The best-served region in the UK for e-bike charging. Numerous cycle cafés, tourist information centres, and accommodation providers offer charging. The area’s investment in cycling tourism has directly benefited e-bike riders. Routes like the C2C (Coast to Coast) have charging opportunities at most major stops.

South Downs and Surrey Hills

Good café infrastructure and relatively short distances between villages make this region manageable. Several bike shops along the South Downs Way offer charging, and the area’s popularity with cyclists means most cafés are welcoming.

Yorkshire Dales

Improving rapidly. The Dales are hilly — you’ll need more charging stops than on flat routes — but the villages are well-spaced and the café culture is strong. Hawes, Settle, and Grassington all have charging-friendly stops.

Scotland

More challenging. Distances between services are longer, and mobile signal for checking options can be patchy. The Great Glen Way and the Caledonia Way have decent infrastructure, but wilder routes in the Highlands need careful planning and a spare battery is worth considering.

Emergency Options: What to Do When the Battery Dies

Pedal Home

Modern e-bikes weigh 20-25kg. That’s heavier than a regular bike, but most are perfectly rideable without assist — just slower, especially uphill. If your battery dies, drop to a low gear, accept you’ll be slower, and pedal. You won’t be stuck, just inconvenienced.

Ask at the Nearest Building

Farmhouses, village halls, churches, and small businesses almost always have an outdoor socket or are willing to let you plug in. Explain your situation, offer to pay for the electricity (they’ll refuse), and wait 30-60 minutes for enough charge to continue.

Call Someone

If you’re truly stuck — mechanical failure, injury, or extreme fatigue — don’t be proud. Call someone with a car and a bike rack. This is why you should always ride with a fully charged phone and let someone know your route before you leave.

Being familiar with UK e-bike laws also helps you understand your rights on different paths and roads when choosing alternative routes home.

Frequently Asked Questions

How long does it take to charge an e-bike at a charging point? A full charge from empty takes 3-5 hours depending on battery size and charger output. For a mid-ride top-up, 45-60 minutes typically gives you 25-40% battery — enough for another 15-25 miles on mixed terrain. Fast chargers exist but are rare in the UK.

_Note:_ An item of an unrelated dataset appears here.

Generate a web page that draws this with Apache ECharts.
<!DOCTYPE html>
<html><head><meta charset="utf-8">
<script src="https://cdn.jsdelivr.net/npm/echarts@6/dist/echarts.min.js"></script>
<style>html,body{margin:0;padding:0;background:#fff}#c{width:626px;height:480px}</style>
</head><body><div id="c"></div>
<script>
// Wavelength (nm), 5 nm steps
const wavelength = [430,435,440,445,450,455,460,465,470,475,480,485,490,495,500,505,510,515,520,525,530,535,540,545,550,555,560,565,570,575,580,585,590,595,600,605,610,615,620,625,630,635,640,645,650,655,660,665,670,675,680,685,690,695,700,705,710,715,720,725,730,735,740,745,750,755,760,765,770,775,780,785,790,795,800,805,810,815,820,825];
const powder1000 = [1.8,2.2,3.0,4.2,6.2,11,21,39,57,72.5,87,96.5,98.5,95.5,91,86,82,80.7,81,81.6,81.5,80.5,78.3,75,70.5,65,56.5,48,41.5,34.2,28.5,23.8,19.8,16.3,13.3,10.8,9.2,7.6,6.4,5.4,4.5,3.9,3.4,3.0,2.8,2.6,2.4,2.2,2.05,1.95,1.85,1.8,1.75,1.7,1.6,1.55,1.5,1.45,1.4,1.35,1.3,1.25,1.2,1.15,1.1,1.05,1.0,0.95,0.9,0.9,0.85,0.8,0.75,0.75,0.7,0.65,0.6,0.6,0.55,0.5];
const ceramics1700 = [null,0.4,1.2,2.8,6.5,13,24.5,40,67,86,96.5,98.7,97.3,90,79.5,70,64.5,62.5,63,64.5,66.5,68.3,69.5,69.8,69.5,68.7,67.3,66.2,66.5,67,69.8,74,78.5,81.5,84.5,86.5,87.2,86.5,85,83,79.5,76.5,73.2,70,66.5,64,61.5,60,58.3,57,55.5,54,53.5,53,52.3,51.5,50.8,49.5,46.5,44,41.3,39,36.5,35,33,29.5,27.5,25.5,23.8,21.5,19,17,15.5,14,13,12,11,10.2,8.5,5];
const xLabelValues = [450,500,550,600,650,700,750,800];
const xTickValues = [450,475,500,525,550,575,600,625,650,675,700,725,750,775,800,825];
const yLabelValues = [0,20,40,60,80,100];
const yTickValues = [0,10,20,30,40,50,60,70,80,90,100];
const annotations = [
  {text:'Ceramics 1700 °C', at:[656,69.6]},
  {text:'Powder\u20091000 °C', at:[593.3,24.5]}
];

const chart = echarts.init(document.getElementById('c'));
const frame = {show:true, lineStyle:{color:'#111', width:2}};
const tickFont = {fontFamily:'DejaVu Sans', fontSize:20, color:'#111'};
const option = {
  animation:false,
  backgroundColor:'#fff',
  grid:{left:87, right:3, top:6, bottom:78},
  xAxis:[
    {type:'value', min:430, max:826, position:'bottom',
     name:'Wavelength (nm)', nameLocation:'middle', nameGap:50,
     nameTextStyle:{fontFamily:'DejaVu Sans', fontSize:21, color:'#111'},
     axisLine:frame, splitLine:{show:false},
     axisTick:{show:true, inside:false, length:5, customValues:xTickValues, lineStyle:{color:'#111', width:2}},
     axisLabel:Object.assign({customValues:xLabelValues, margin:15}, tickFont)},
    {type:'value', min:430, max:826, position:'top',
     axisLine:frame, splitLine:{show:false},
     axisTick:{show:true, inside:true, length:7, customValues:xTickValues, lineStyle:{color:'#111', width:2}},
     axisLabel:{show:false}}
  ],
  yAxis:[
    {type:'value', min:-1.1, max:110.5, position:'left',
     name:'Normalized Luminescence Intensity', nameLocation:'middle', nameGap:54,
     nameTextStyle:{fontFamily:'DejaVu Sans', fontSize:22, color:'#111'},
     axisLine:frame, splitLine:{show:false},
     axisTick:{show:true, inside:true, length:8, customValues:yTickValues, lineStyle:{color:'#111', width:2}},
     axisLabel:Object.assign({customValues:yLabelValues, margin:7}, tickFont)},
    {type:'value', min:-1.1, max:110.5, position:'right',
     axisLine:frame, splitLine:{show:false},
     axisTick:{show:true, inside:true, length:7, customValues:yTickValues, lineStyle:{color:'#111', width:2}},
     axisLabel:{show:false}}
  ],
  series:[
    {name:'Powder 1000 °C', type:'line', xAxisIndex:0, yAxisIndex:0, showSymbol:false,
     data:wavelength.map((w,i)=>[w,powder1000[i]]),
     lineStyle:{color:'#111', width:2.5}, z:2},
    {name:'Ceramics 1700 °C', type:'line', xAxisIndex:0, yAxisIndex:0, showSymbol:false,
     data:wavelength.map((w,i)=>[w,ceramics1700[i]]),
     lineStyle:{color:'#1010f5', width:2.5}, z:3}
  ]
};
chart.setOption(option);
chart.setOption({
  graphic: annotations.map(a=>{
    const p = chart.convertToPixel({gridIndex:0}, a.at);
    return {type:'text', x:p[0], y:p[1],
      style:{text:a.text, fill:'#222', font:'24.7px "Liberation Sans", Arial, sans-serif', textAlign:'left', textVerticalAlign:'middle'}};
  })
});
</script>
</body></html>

Do I need a special adapter to charge my e-bike in the UK? No. All e-bikes sold in the UK come with chargers that plug into a standard UK 3-pin socket (230V AC). You don’t need adapters, special cables, or apps. Just your charger and any mains socket.

Are e-bike charging points free to use? Most dedicated cycling centre charging points are free or charge £1-£2. Café and pub charging is reliably free — buy food and they’ll let you plug in. Some formal charging stations at tourist sites may charge a small fee.

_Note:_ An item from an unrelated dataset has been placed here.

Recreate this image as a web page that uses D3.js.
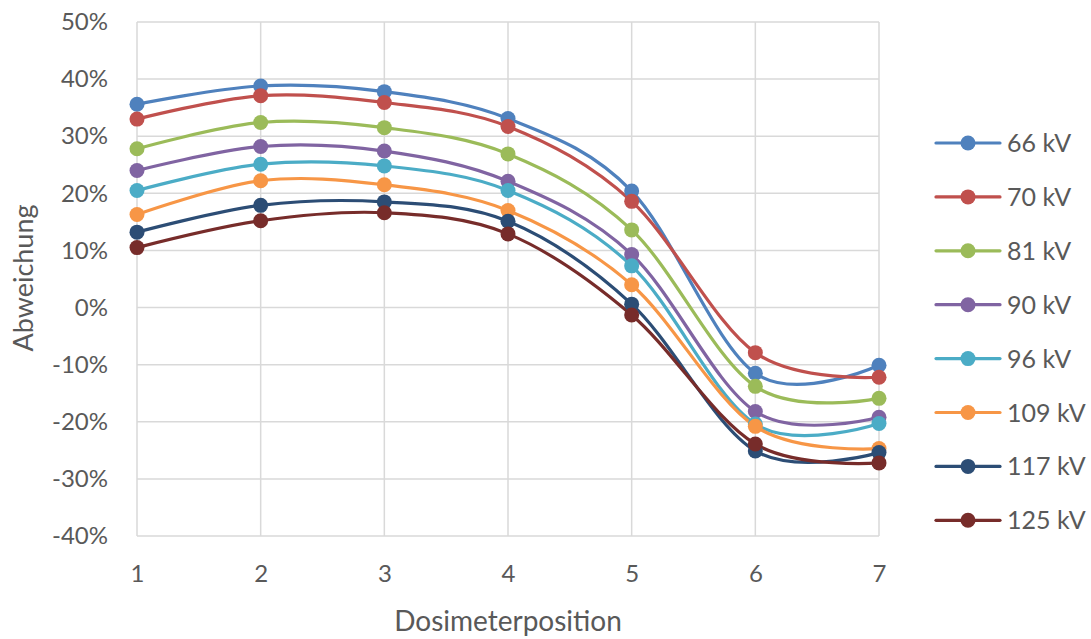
<!DOCTYPE html>
<html>
<head>
<meta charset="utf-8">
<script src="https://cdn.jsdelivr.net/npm/d3@7/dist/d3.min.js"></script>
<style>
  html, body { margin: 0; padding: 0; background: #fff; }
  svg { display: block; }
  text { font-family: Lato, "Open Sans", sans-serif; fill: #595959; }
</style>
</head>
<body>
<svg id="chart" width="1091" height="639"></svg>
<script>
// Dosimeter positions along the x axis
const positions = [1, 2, 3, 4, 5, 6, 7];
// Tube voltages (legend order)
const series = ["66 kV", "70 kV", "81 kV", "90 kV", "96 kV", "109 kV", "117 kV", "125 kV"];
// Deviation per position, in percent
const v66  = [35.6, 38.8, 37.8, 33.1, 20.4, -11.5, -10.1];
const v70  = [33.0, 37.1, 35.9, 31.7, 18.6, -7.9, -12.2];
const v81  = [27.8, 32.4, 31.5, 26.9, 13.6, -13.8, -15.9];
const v90  = [24.0, 28.2, 27.4, 22.1, 9.3, -18.2, -19.2];
const v96  = [20.5, 25.1, 24.8, 20.5, 7.3, -20.4, -20.3];
const v109 = [16.3, 22.2, 21.5, 17.0, 4.0, -20.8, -24.7];
const v117 = [13.2, 17.9, 18.5, 15.1, 0.6, -25.1, -25.4];
const v125 = [10.5, 15.2, 16.6, 12.9, -1.3, -23.9, -27.2];
const values = [v66, v70, v81, v90, v96, v109, v117, v125];
const colors = ["#4F81BD", "#C0504D", "#9BBB59", "#8064A2", "#4BACC6", "#F79646", "#2C4D75", "#772C2A"];
// Y axis ticks
const yTicks = [50, 40, 30, 20, 10, 0, -10, -20, -30, -40];

const FONT = "Lato, 'Open Sans', sans-serif";
const svg = d3.select("#chart");
const x = d3.scaleLinear().domain([1, 7]).range([137, 879]);
const y = d3.scaleLinear().domain([-40, 50]).range([536, 22]);

// Gridlines
const grid = svg.append("g");
grid.selectAll("line.h").data(yTicks).join("line")
  .attr("x1", x(1)).attr("x2", x(7))
  .attr("y1", d => y(d)).attr("y2", d => y(d))
  .attr("stroke", "#d9d9d9").attr("stroke-width", 1.5);
grid.selectAll("line.v").data(positions).join("line")
  .attr("x1", d => x(d)).attr("x2", d => x(d))
  .attr("y1", y(50)).attr("y2", y(-40))
  .attr("stroke", "#d9d9d9").attr("stroke-width", 1.5);

// Axes
const yAxis = d3.axisLeft(y).tickValues(yTicks).tickSize(0).tickPadding(29)
  .tickFormat(d => d + "%");
svg.append("g").attr("transform", `translate(${x(1)},0)`).call(yAxis)
  .call(g => g.select(".domain").remove())
  .selectAll("text").attr("font-size", 24).style("fill", "#595959")
  .style("font-family", FONT);

const xAxis = d3.axisBottom(x).tickValues(positions).tickSize(0).tickPadding(29)
  .tickFormat(d3.format("d"));
svg.append("g").attr("transform", `translate(0,${y(-40)})`).call(xAxis)
  .call(g => g.select(".domain").remove())
  .selectAll("text").attr("font-size", 24).style("fill", "#595959")
  .style("font-family", FONT);

// Axis titles
svg.append("text").attr("x", 508).attr("y", 631).attr("text-anchor", "middle")
  .attr("font-size", 28).text("Dosimeterposition");
svg.append("text").attr("transform", "translate(33,278) rotate(-90)")
  .attr("text-anchor", "middle").attr("font-size", 27).text("Abweichung");

// Smoothed series lines and markers
const line = d3.line().x((d, i) => x(positions[i])).y(d => y(d))
  .curve(d3.curveCardinal.tension(0));
const plot = svg.append("g");
values.forEach((vals, k) => {
  plot.append("path").attr("d", line(vals)).attr("fill", "none")
    .attr("stroke", colors[k]).attr("stroke-width", 3.2).attr("stroke-linecap", "round");
});
values.forEach((vals, k) => {
  plot.selectAll(null).data(vals).join("circle")
    .attr("cx", (d, i) => x(positions[i])).attr("cy", d => y(d)).attr("r", 7.5)
    .attr("fill", colors[k]);
});

// Legend
const legend = svg.append("g");
series.forEach((name, k) => {
  const ly = 143 + k * 53.9;
  legend.append("line").attr("x1", 936).attr("x2", 1000).attr("y1", ly).attr("y2", ly)
    .attr("stroke", colors[k]).attr("stroke-width", 3.2).attr("stroke-linecap", "round");
  legend.append("circle").attr("cx", 968).attr("cy", ly).attr("r", 7.5).attr("fill", colors[k]);
  legend.append("text").attr("x", 1007).attr("y", ly).attr("dy", "0.36em")
    .attr("font-size", 25).text(name);
});
</script>
</body>
</html>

Can I charge my e-bike from a portable power bank? Standard USB power banks can’t charge e-bike batteries — the voltage and wattage are completely different. Specialised portable e-bike chargers exist but they’re expensive (£200-£400), heavy, and give limited extra range. Carrying your standard charger to plug into mains sockets is far more practical.

What happens if my e-bike battery runs out during a ride? You can still pedal normally — the bike doesn’t stop working. It’s just heavier than a regular bike (20-25kg typical) and you won’t have any motor assist. Drop to a low gear and expect to be notably slower on hills. It’s inconvenient, not dangerous.